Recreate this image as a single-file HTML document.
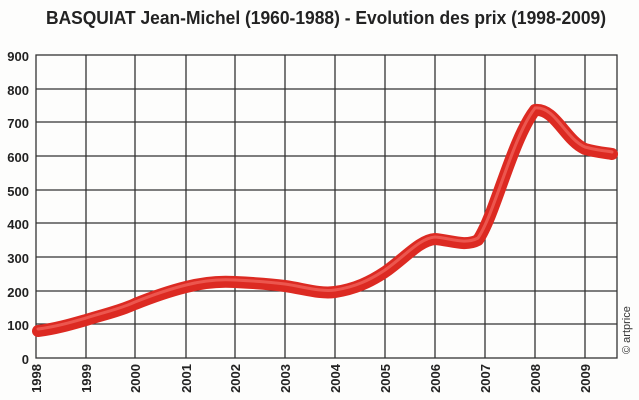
<!DOCTYPE html>
<html><head><meta charset="utf-8"><style>
body{margin:0;background:#fff;}
svg{display:block;font-family:"Liberation Sans",sans-serif;}
</style></head><body>
<svg width="639" height="400" viewBox="0 0 639 400">
<rect width="639" height="400" fill="#fdfdfc"/>
<text x="46" y="24" textLength="560" lengthAdjust="spacingAndGlyphs" font-size="18" font-weight="bold" fill="#222">BASQUIAT Jean-Michel (1960-1988) - Evolution des prix (1998-2009)</text>
<g stroke="#333" stroke-width="1.3" fill="none">
<rect x="36" y="55" width="581" height="303"/>
<line x1="36" x2="617" y1="89" y2="89"/><line x1="36" x2="617" y1="122" y2="122"/>
<line x1="36" x2="617" y1="156" y2="156"/><line x1="36" x2="617" y1="190" y2="190"/>
<line x1="36" x2="617" y1="223" y2="223"/><line x1="36" x2="617" y1="257" y2="257"/>
<line x1="36" x2="617" y1="291" y2="291"/><line x1="36" x2="617" y1="324" y2="324"/>
<line x1="86" x2="86" y1="55" y2="358"/><line x1="135" x2="135" y1="55" y2="358"/>
<line x1="186" x2="186" y1="55" y2="358"/><line x1="235" x2="235" y1="55" y2="358"/>
<line x1="285" x2="285" y1="55" y2="358"/><line x1="335" x2="335" y1="55" y2="358"/>
<line x1="385" x2="385" y1="55" y2="358"/><line x1="435" x2="435" y1="55" y2="358"/>
<line x1="485" x2="485" y1="55" y2="358"/><line x1="535" x2="535" y1="55" y2="358"/>
<line x1="585" x2="585" y1="55" y2="358"/>
</g>
<g font-size="13" font-weight="bold" fill="#222" text-anchor="end">
<text x="29" y="61">900</text><text x="29" y="95">800</text><text x="29" y="128">700</text>
<text x="29" y="162">600</text><text x="29" y="196">500</text><text x="29" y="229">400</text>
<text x="29" y="263">300</text><text x="29" y="297">200</text><text x="29" y="330">100</text>
<text x="29" y="364">0</text>
</g>
<g font-size="13" font-weight="bold" fill="#222" text-anchor="end">
<text transform="translate(41,364) rotate(-90)">1998</text>
<text transform="translate(91,364) rotate(-90)">1999</text>
<text transform="translate(140,364) rotate(-90)">2000</text>
<text transform="translate(191,364) rotate(-90)">2001</text>
<text transform="translate(240,364) rotate(-90)">2002</text>
<text transform="translate(290,364) rotate(-90)">2003</text>
<text transform="translate(340,364) rotate(-90)">2004</text>
<text transform="translate(390,364) rotate(-90)">2005</text>
<text transform="translate(440,364) rotate(-90)">2006</text>
<text transform="translate(490,364) rotate(-90)">2007</text>
<text transform="translate(540,364) rotate(-90)">2008</text>
<text transform="translate(590,364) rotate(-90)">2009</text>
</g>
<text transform="translate(630,354) rotate(-90)" font-size="11" fill="#333">© artprice</text>
<path d="M38,331 C55,329 72,324 86,320 C105,314 120,311 135,304 C155,296 170,291 186,287 C205,282 220,281 235,282 C255,283 270,284 285,286 C305,289 320,294 335,292 C355,289 370,282 385,272 C405,258 420,240 435,239 C450,240 465,247 478,240 C495,215 512,140 535,110 C555,108 565,140 585,149 C600,153 608,153 612,154" fill="none" stroke="#dc2a22" stroke-width="12" stroke-linecap="round" stroke-linejoin="round"/>
<path d="M38,329 C55,327 72,322 86,318 C105,312 120,309 135,302 C155,294 170,289 186,285 C205,280 220,279 235,280 C255,281 270,282 285,284 C305,287 320,292 335,290 C355,287 370,280 385,270 C405,256 420,238 435,237 C450,238 465,245 478,238 C495,213 512,138 535,108 C555,106 565,138 585,147 C600,151 608,151 612,152" fill="none" stroke="#f0625a" stroke-width="3" stroke-linecap="round" opacity="0.8"/>
</svg>
</body></html>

------------------------------------

Job
Each line above is to be copied verbatim. Drop any image from the copy.

Correct response
Recreate this image as a single-file HTML document.
<!DOCTYPE html>
<html><head><meta charset="utf-8"><style>
body{margin:0;background:#fff;}
svg{display:block;font-family:"Liberation Sans",sans-serif;}
</style></head><body>
<svg width="639" height="400" viewBox="0 0 639 400">
<rect width="639" height="400" fill="#fdfdfc"/>
<text x="46" y="24" textLength="560" lengthAdjust="spacingAndGlyphs" font-size="18" font-weight="bold" fill="#222">BASQUIAT Jean-Michel (1960-1988) - Evolution des prix (1998-2009)</text>
<g stroke="#333" stroke-width="1.3" fill="none">
<rect x="36" y="55" width="581" height="303"/>
<line x1="36" x2="617" y1="89" y2="89"/><line x1="36" x2="617" y1="122" y2="122"/>
<line x1="36" x2="617" y1="156" y2="156"/><line x1="36" x2="617" y1="190" y2="190"/>
<line x1="36" x2="617" y1="223" y2="223"/><line x1="36" x2="617" y1="257" y2="257"/>
<line x1="36" x2="617" y1="291" y2="291"/><line x1="36" x2="617" y1="324" y2="324"/>
<line x1="86" x2="86" y1="55" y2="358"/><line x1="135" x2="135" y1="55" y2="358"/>
<line x1="186" x2="186" y1="55" y2="358"/><line x1="235" x2="235" y1="55" y2="358"/>
<line x1="285" x2="285" y1="55" y2="358"/><line x1="335" x2="335" y1="55" y2="358"/>
<line x1="385" x2="385" y1="55" y2="358"/><line x1="435" x2="435" y1="55" y2="358"/>
<line x1="485" x2="485" y1="55" y2="358"/><line x1="535" x2="535" y1="55" y2="358"/>
<line x1="585" x2="585" y1="55" y2="358"/>
</g>
<g font-size="13" font-weight="bold" fill="#222" text-anchor="end">
<text x="29" y="61">900</text><text x="29" y="95">800</text><text x="29" y="128">700</text>
<text x="29" y="162">600</text><text x="29" y="196">500</text><text x="29" y="229">400</text>
<text x="29" y="263">300</text><text x="29" y="297">200</text><text x="29" y="330">100</text>
<text x="29" y="364">0</text>
</g>
<g font-size="13" font-weight="bold" fill="#222" text-anchor="end">
<text transform="translate(41,364) rotate(-90)">1998</text>
<text transform="translate(91,364) rotate(-90)">1999</text>
<text transform="translate(140,364) rotate(-90)">2000</text>
<text transform="translate(191,364) rotate(-90)">2001</text>
<text transform="translate(240,364) rotate(-90)">2002</text>
<text transform="translate(290,364) rotate(-90)">2003</text>
<text transform="translate(340,364) rotate(-90)">2004</text>
<text transform="translate(390,364) rotate(-90)">2005</text>
<text transform="translate(440,364) rotate(-90)">2006</text>
<text transform="translate(490,364) rotate(-90)">2007</text>
<text transform="translate(540,364) rotate(-90)">2008</text>
<text transform="translate(590,364) rotate(-90)">2009</text>
</g>
<text transform="translate(630,354) rotate(-90)" font-size="11" fill="#333">© artprice</text>
<path d="M38,331 C55,329 72,324 86,320 C105,314 120,311 135,304 C155,296 170,291 186,287 C205,282 220,281 235,282 C255,283 270,284 285,286 C305,289 320,294 335,292 C355,289 370,282 385,272 C405,258 420,240 435,239 C450,240 465,247 478,240 C495,215 512,140 535,110 C555,108 565,140 585,149 C600,153 608,153 612,154" fill="none" stroke="#dc2a22" stroke-width="12" stroke-linecap="round" stroke-linejoin="round"/>
<path d="M38,329 C55,327 72,322 86,318 C105,312 120,309 135,302 C155,294 170,289 186,285 C205,280 220,279 235,280 C255,281 270,282 285,284 C305,287 320,292 335,290 C355,287 370,280 385,270 C405,256 420,238 435,237 C450,238 465,245 478,238 C495,213 512,138 535,108 C555,106 565,138 585,147 C600,151 608,151 612,152" fill="none" stroke="#f0625a" stroke-width="3" stroke-linecap="round" opacity="0.8"/>
</svg>
</body></html>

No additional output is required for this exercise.